Gardening glossary
Cloche
The original cloche was a bell-shaped glass dome used in 19th-century French market gardens around Paris (the word literally means "bell"). The technique was so effective that the Parisian market garden tradition could supply lettuce, melons, and asparagus to the city year-round on tiny acreages. Modern cloches keep the principle but use cheaper materials.
Cloche types you will see today:
- **Glass bell jars** — beautiful, expensive, heavy, and prone to overheating on sunny days. Mostly decorative now. - **Plastic dome cloches** — clear or translucent rigid plastic, 30–50 cm diameter. Affordable and easy to vent. - **Plastic tunnels (mini polytunnels)** — wire hoops covered in clear plastic film, running along a row. Handle 3–10 plants at a time. - **DIY bottle cloches** — the bottom cut off a 2-litre plastic bottle, lid removed for ventilation, pushed firmly into the soil over a seedling. Free and surprisingly effective.

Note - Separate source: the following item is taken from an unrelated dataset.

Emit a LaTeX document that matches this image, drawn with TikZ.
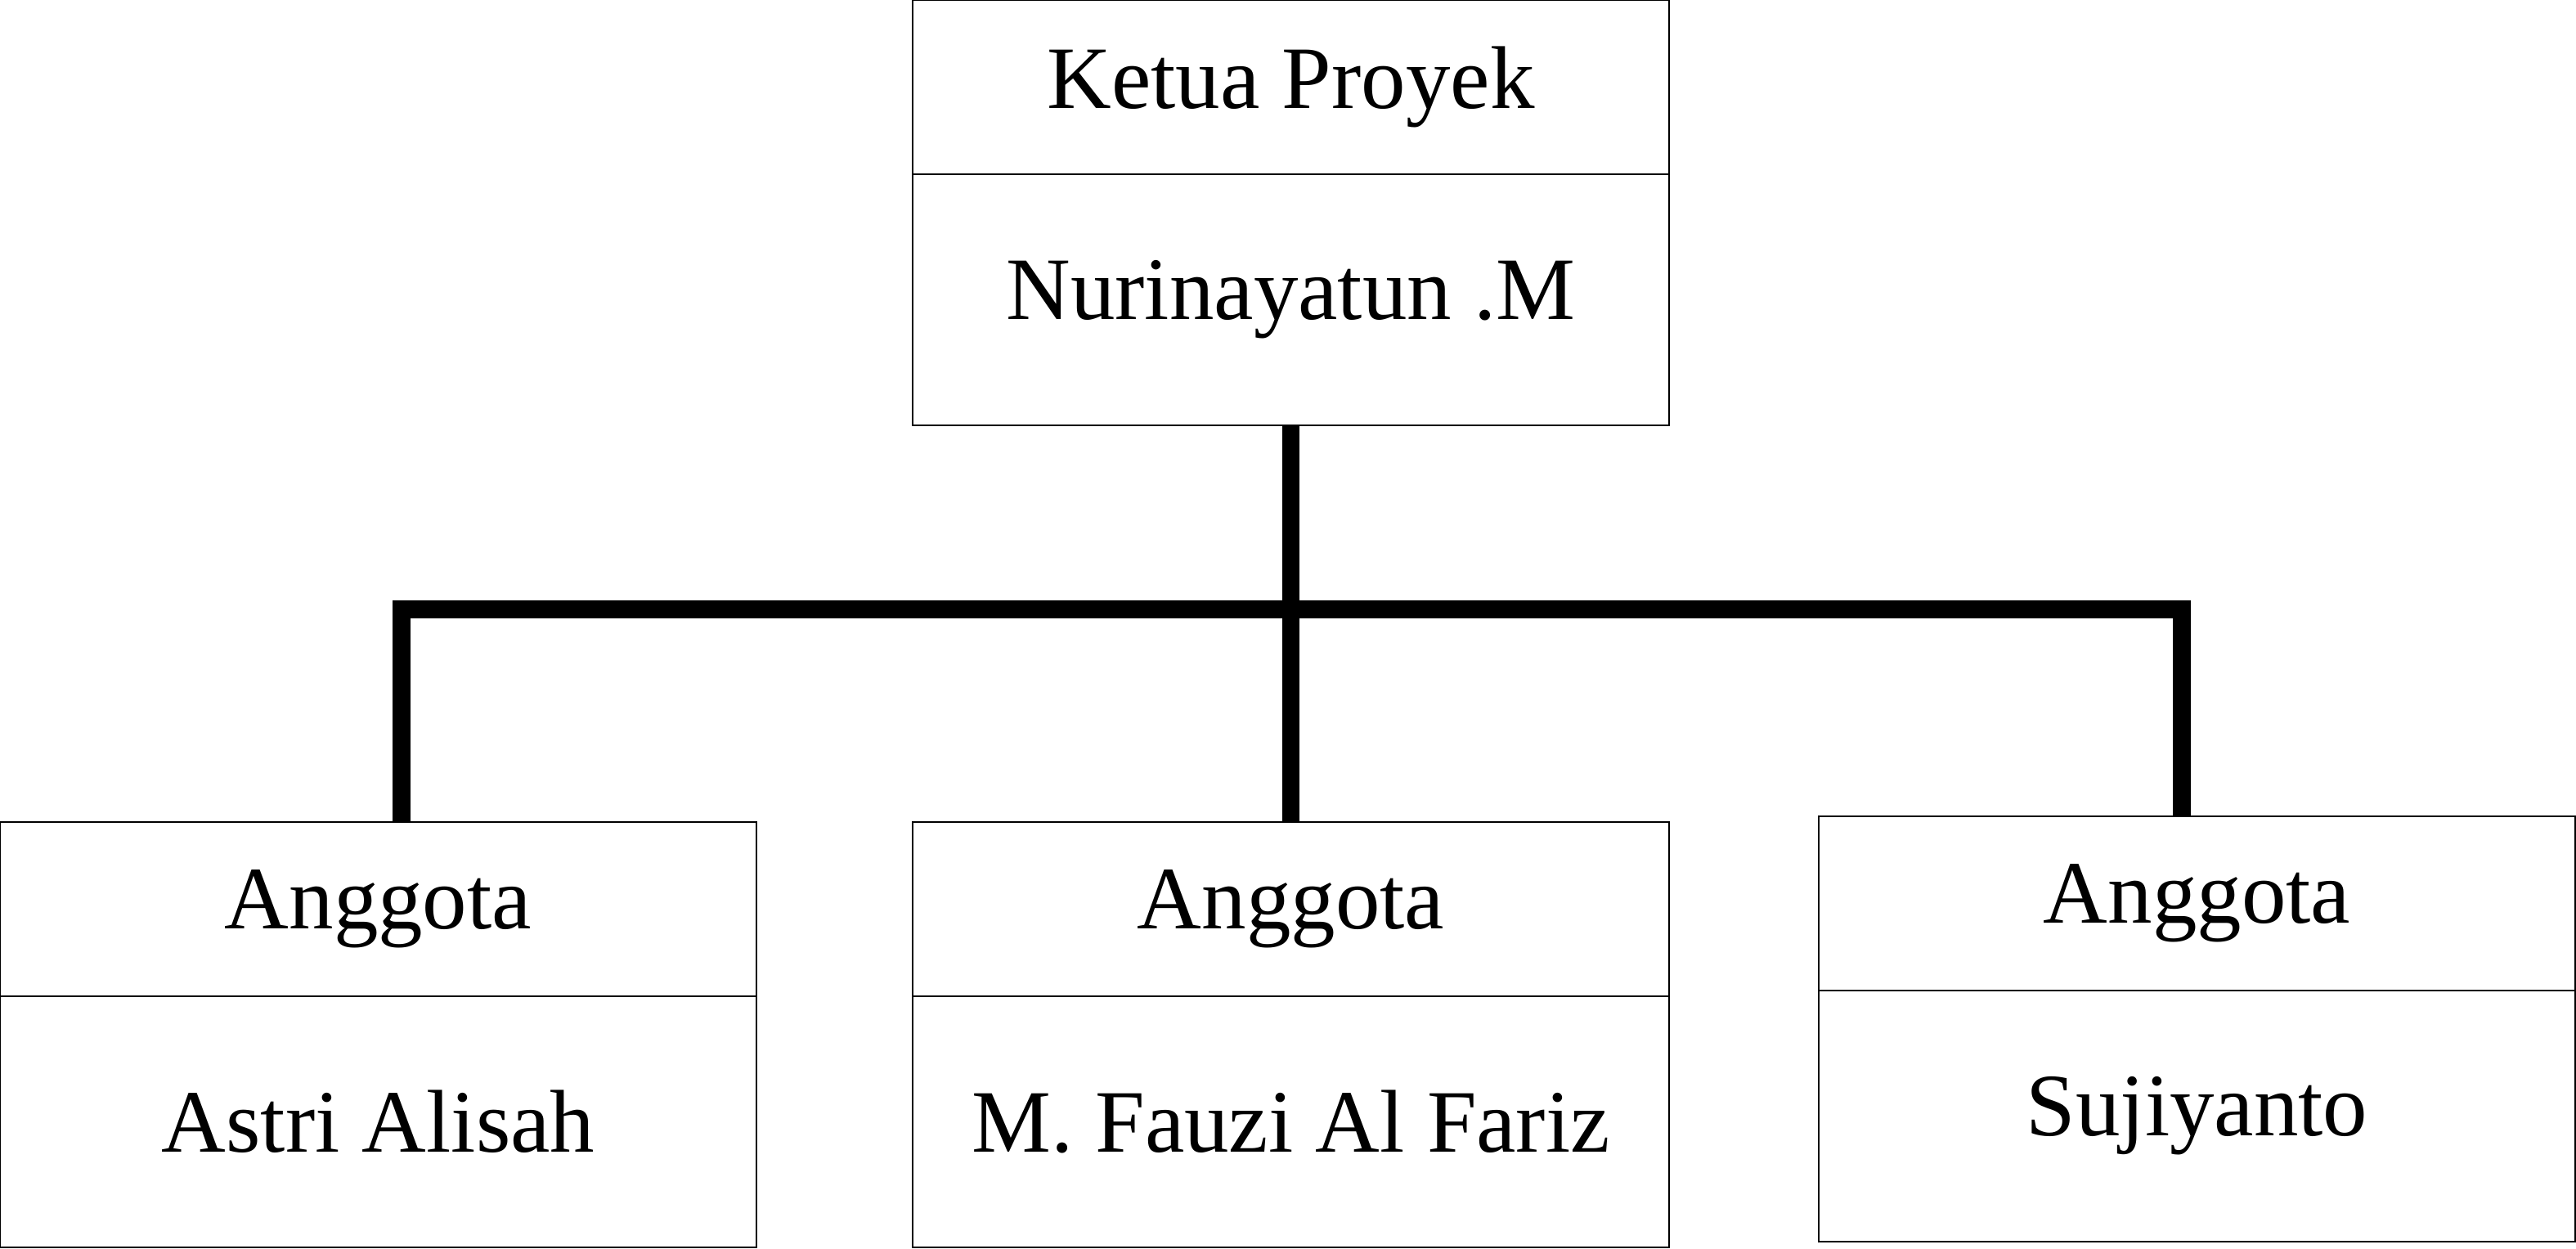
\documentclass[tikz,border=0pt]{standalone}
\usepackage{fontspec}
\setmainfont{Liberation Serif}
\usetikzlibrary{positioning}
\begin{document}
\begin{tikzpicture}[
    node distance=0pt,
    jabatan/.style={rectangle, draw, line width=0.6pt, minimum width=9.25cm, minimum height=2.13cm, inner sep=0pt, outer sep=0pt, align=center, font=\fontsize{31}{36}\selectfont},
    nama/.style={jabatan, minimum height=3.07cm},
    connector/.style={line width=6.2pt, line join=miter}
]
    \useasboundingbox (0,0) rectangle (31.5,15.26);

    % Top box: project leader
    \node[jabatan, anchor=north west] (ketua) at (11.16, 15.26) {Ketua Proyek};
    \node[nama, below=of ketua] (ketuanama) {Nurinayatun .M};

    % Bottom layer: members
    \node[jabatan, anchor=north west] (anggota1) at (0, 5.21) {Anggota};
    \node[nama, below=of anggota1] (nama1) {Astri Alisah};
    \node[jabatan, anchor=north west] (anggota2) at (11.16, 5.21) {Anggota};
    \node[nama, below=of anggota2] (nama2) {M. Fauzi Al Fariz};
    \node[jabatan, anchor=north west] (anggota3) at (22.24, 5.28) {Anggota};
    \node[nama, below=of anggota3] (nama3) {Sujiyanto};

    % Corners of the horizontal bar
    \coordinate (kiri) at (4.91, 7.81);
    \coordinate (kanan) at (26.68, 7.81);

    % Connectors from leader to members
    \draw[connector] (ketuanama.south) -- (ketuanama.south |- anggota2.north);
    \draw[connector] (kiri |- anggota1.north) -- (kiri) -- (kanan) -- (kanan |- anggota3.north);
\end{tikzpicture}
\end{document}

What cloches do for the plant:
1. **Warm the air immediately around the plant by 3–8 °C** during the day. The greenhouse effect is real even in a 5-litre bottle. 2. **Protect from late spring frost.** A cloche provides roughly 2–4 °C of frost protection on a still night. 3. **Block slugs and snails** — they cannot easily climb glass or plastic walls. 4. **Reduce wind chill** on tender transplants. Even a windbreak with the top open helps. 5. **Speed germination** of direct-sown seed. Sow lettuce, carrots, or radish under a cloche in March and they emerge 7–10 days earlier than uncovered rows.
Practical rules:
- **Ventilate or overheat.** Without an opening, internal temperatures on a sunny April day can hit 35 °C even when the air outside is 8 °C — enough to cook seedlings. Either remove the cap, prop the cloche open, or lift it off completely during the warmest hours. - **Lift for watering.** Water reaches a cloched plant poorly. Lift the cloche, water around the base, and replace. - **Remove before flowering.** Pollinating insects need access; cloches that worked for an early-spring seedling must come off by the time the plant flowers. - **Anchor in wind.** Stake or weigh dome cloches and bottle cloches — a strong gust will turn them into projectiles.
A few dozen cut plastic bottles plus a string of poly-tunnel cloches is enough to extend a vegetable garden's season by a full month at both ends, on a budget under £20.